In today’s smartphone world, opposing counsel and potential clients expect fast responses to e-mails.

If you’re going on vacation or will be unable to access e-mail, turn on your auto-responder and provide the right information.

The good

“I will be out of the office until September 20, 2012 and will not have access to voicemail or e-mail. If you need immediate assistance, please contact NAME at NUMBER.”

In my humble opinion, you should only turn on an auto-responder if you will be gone for an extended period of time and/or will not have access to e-mail. I define extended period as at least two business days.

Assuming that criteria is met, your auto-responder should provide the following information:

1. How long you will be gone;
2. Who the sender should contact instead of you (if applicable); and
3. Whether you will have any access to voicemail/e-mail.

Language like “I will have limited access to voicemail and e-mail” sends mixed signals. Does that mean you will respond to e-mails? Does that mean you are still working? Whenever I see that language, I assume the recipient will respond, but slower than usual.

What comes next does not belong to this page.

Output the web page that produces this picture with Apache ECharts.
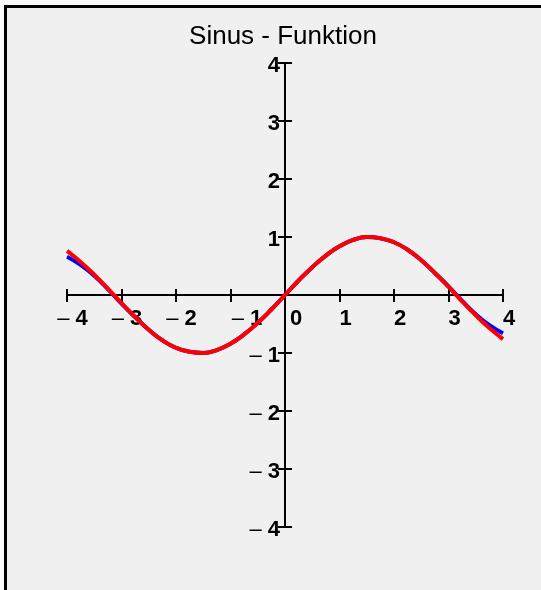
<!DOCTYPE html>
<html>
<head>
<meta charset="utf-8">
<script src="https://cdn.jsdelivr.net/npm/echarts@6/dist/echarts.min.js"></script>
<style>
  html, body { margin: 0; padding: 0; background: #fafafa; }
  #main { width: 541px; height: 590px; }
</style>
</head>
<body>
<div id="main"></div>
<script>
var myChart = echarts.init(document.getElementById('main'));

// x positions (step 0.25)
var xs = [-4, -3.75, -3.5, -3.25, -3, -2.75, -2.5, -2.25, -2, -1.75, -1.5, -1.25, -1, -0.75, -0.5, -0.25,
          0, 0.25, 0.5, 0.75, 1, 1.25, 1.5, 1.75, 2, 2.25, 2.5, 2.75, 3, 3.25, 3.5, 3.75, 4];
// red curve (sinus)
var sinusVals = [0.76, 0.57, 0.35, 0.11, -0.14, -0.38, -0.60, -0.78, -0.91, -0.98, -1.00, -0.95, -0.84, -0.68, -0.48, -0.25,
                 0, 0.25, 0.48, 0.68, 0.84, 0.95, 1.00, 0.98, 0.91, 0.78, 0.60, 0.38, 0.14, -0.11, -0.35, -0.57, -0.76];
// blue curve (approximation, drifts off at the ends)
var naeherungVals = [0.66, 0.52, 0.33, 0.10, -0.15, -0.38, -0.60, -0.78, -0.91, -0.98, -1.00, -0.95, -0.84, -0.68, -0.48, -0.25,
                     0, 0.25, 0.48, 0.68, 0.84, 0.95, 1.00, 0.98, 0.91, 0.78, 0.60, 0.38, 0.15, -0.10, -0.33, -0.52, -0.66];

var pairs = function (vals) {
    var res = [];
    for (var i = 0; i < xs.length; i++) {
        res.push([xs[i], vals[i]]);
    }
    return res;
};

var fnt = 'Liberation Sans, Arial, sans-serif';
var lbl = function (v, pre) {
    // thin minus, bold digit
    return v < 0 ? '{' + pre + 'm|\u2013 }{' + pre + 'n|' + (-v) + '}' : '{' + pre + 'd|' + v + '}';
};
var dStyle = function (pad) {
    return { fontFamily: fnt, fontSize: 22, fontWeight: 'bold', color: '#000', padding: pad };
};
var mStyle = function (pad) {
    return { fontFamily: fnt, fontSize: 22, fontWeight: 'normal', color: '#000', padding: pad };
};
var blackLine = { color: '#000', width: 2 };

// axes are moved to the zero cross with offsets (grid 436 x 464)
var xOff = -232, yOff = -218;

option = {
    backgroundColor: '#fafafa',
    animation: false,
    graphic: [{
        type: 'rect',
        z: -10,
        shape: { x: 5.5, y: 6.5, width: 620, height: 620 },
        style: { fill: '#f0f0f0', stroke: '#000', lineWidth: 3 }
    }],
    title: {
        text: 'Sinus - Funktion',
        left: 278,
        textAlign: 'center',
        top: 19,
        textStyle: { fontFamily: fnt, fontSize: 26, fontWeight: 'normal', color: '#000' }
    },
    grid: { left: 67, right: 38, top: 63, bottom: 63 },
    xAxis: [{
        type: 'value', min: -4, max: 4, interval: 1, position: 'bottom', offset: xOff,
        axisLine: { onZero: false, lineStyle: blackLine },
        axisTick: { length: 7, lineStyle: blackLine },
        splitLine: { show: false },
        axisLabel: {
            margin: 13,
            formatter: function (v) {
                if (v === -1) return lbl(v, 'b');
                if (v === 0) return lbl(v, 'c');
                return lbl(v, 'a');
            },
            rich: {
                am: mStyle([0, 0, 0, 11]), an: dStyle([0, 0, 0, 0]), ad: dStyle([0, 0, 0, 12]),
                bm: mStyle([0, 0, 0, 33]), bn: dStyle([0, 0, 0, 0]),
                cd: dStyle([0, 0, 0, 22])
            }
        }
    }, {
        type: 'value', min: -4, max: 4, interval: 1, position: 'bottom', offset: xOff,
        axisLine: { onZero: false, lineStyle: blackLine },
        axisTick: { inside: true, length: 6, lineStyle: blackLine },
        splitLine: { show: false },
        axisLabel: { show: false }
    }],
    yAxis: [{
        type: 'value', min: -4, max: 4, interval: 1, position: 'left', offset: yOff,
        axisLine: { onZero: false, lineStyle: blackLine },
        axisTick: { length: 7, lineStyle: blackLine },
        splitLine: { show: false },
        axisLabel: {
            margin: 5,
            formatter: function (v) { return v === 0 ? '' : lbl(v, 'y'); },
            rich: { ym: mStyle([6, 0, 0, 0]), yn: dStyle([6, 0, 0, 0]), yd: dStyle([6, 0, 0, 0]) }
        }
    }, {
        type: 'value', min: -4, max: 4, interval: 1, position: 'left', offset: yOff,
        axisLine: { onZero: false, lineStyle: blackLine },
        axisTick: { inside: true, length: 7, lineStyle: blackLine },
        splitLine: { show: false },
        axisLabel: { show: false }
    }],
    series: [{
        name: 'Näherung',
        type: 'line',
        smooth: true,
        symbol: 'none',
        lineStyle: { color: '#0000ff', width: 4 },
        data: pairs(naeherungVals)
    }, {
        name: 'Sinus',
        type: 'line',
        smooth: true,
        symbol: 'none',
        lineStyle: { color: '#ff0000', width: 4 },
        data: pairs(sinusVals)
    }]
};

myChart.setOption(option);
</script>
</body>
</html>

The bottom line is that it is not entirely clear and may cause more problems than good.

The bad

“Thank you for your e-mail, I am currently out of the office.”

Auto-responders with little or no information are frustrating. I have no idea what the above example means. Until when? Who should I contact instead? Do you still practice law? When will you be able to respond?

It’s better than nothing, but it could a lot more helpful. In today’s day and age, opposing counsel seems to expect a response to an e-mail that same day and definitely within two days. Clients likely have the same expectation. Potential clients usually want a response ASAP, so letting them know you are gone is a good idea. But be sure to include enough information to make it helpful.

The ugly

“Hi there. I’m not around right now. I’m headed on vacation and will try and avoid e-mail and voicemail. The following week, I will have limited access to voicemail, so if this is an emergency, please call my cellphone. If this is Susan, sorry about the last minute change.”

To be honest, I recently saw an auto-responder just like that. That’s information overload, confusing, and generally unhelpful. I don’t want to make a flow chart in order to understand whether I will get a response this year. One, there are no dates. Two, it’s not clear if the person will check e-mail and/or voicemail. Three, there is no emergency contact. Four, you should never assume people have your personal cellphone number. Lastly, Susan should be sent a separate e-mail if she needs to know something.

Not rocket science

If you’re going to be gone, turn on your auto-responder. Let people know how long you will be gone, whether you will/can access e-mail, and who to contact if necessary.

I promise it will make the world a better place, one e-mail at a time.